The pathetic politics of budget cuts are on full display in Washington, thanks to the sequester that’s scheduled to take effect Friday.
Every bit of government spending has beneficiaries who’ll fight to keep their gravy; lobbyists who worked hard to obtain or preserve the funding; and politicians who voted for the spending and can’t afford to suggest it isn’t necessary. Cries of cruelty and devastation tend to carry the day whenever anyone proposes trimming any expenditure, no matter how small.
The game is the same at the state and local levels. Las Vegas City Councilman Bob Beers, who cut his teeth as a fiscal watchdog as one of the state Assembly’s “Mean 15” back in 2003, said during last week’s council meeting that he would introduce an ordinance to repeal the city’s “1 percent for the arts” funding standard.
Over the past 10 years, the city has set aside 1 percent of all capital spending to commission and install public art displays. The program has put more than $1.3 million worth of public art around the city, much of it downtown. But most of that spending came before the Great Recession. The city has clamped down on capital spending in the years since, so much so that just $3,000 was set aside last year for public art.
“In order to support that, the council would have had to have been so flush with money they had a hard time figuring out what to do with it all,” Mr. Beers said. As it is, the city is contemplating public safety cuts and still hasn’t identified how it will pay for millions of dollars worth of needed maintenance work in the years ahead.
But no cuts ever come easy. The public art subsidies were created during the tenure of Las Vegas Mayor Oscar Goodman, whose wife, Carolyn, now holds that office.

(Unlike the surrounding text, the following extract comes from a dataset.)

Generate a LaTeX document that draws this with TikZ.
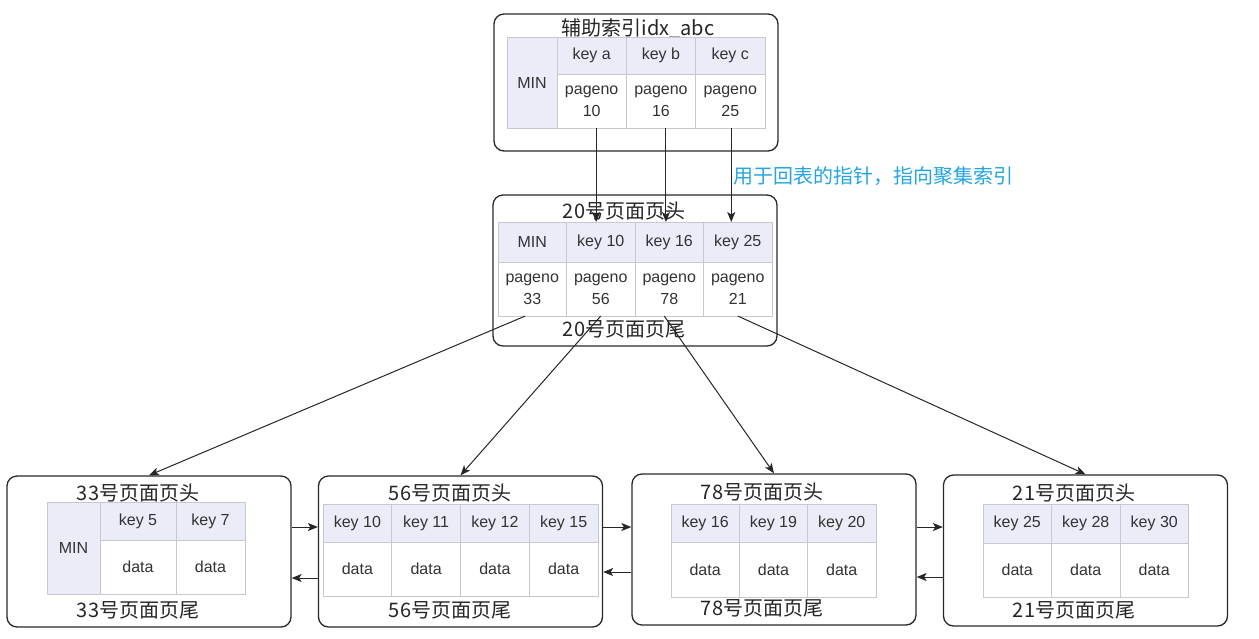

“I am 100 percent supportive of funding for the arts, and I am interested in continuing the dialogue,” Carolyn Goodman wrote in an email to the Review-Journal’s Benjamin Spillman. “You can’t have a city of any value if you don’t have arts and culture.”
But would there be no art without the subsidy? Of course not. Downtown Las Vegas has a growing Arts District and a new cultural hub in The Smith Center for the Performing Arts.
A vote to eliminate the subsidy is not a vote against public art. It’s a vote to better prioritize spending and reduce the city’s obligations during a time of continuing fiscal hardship. Mr. Beers’ proposal has merit.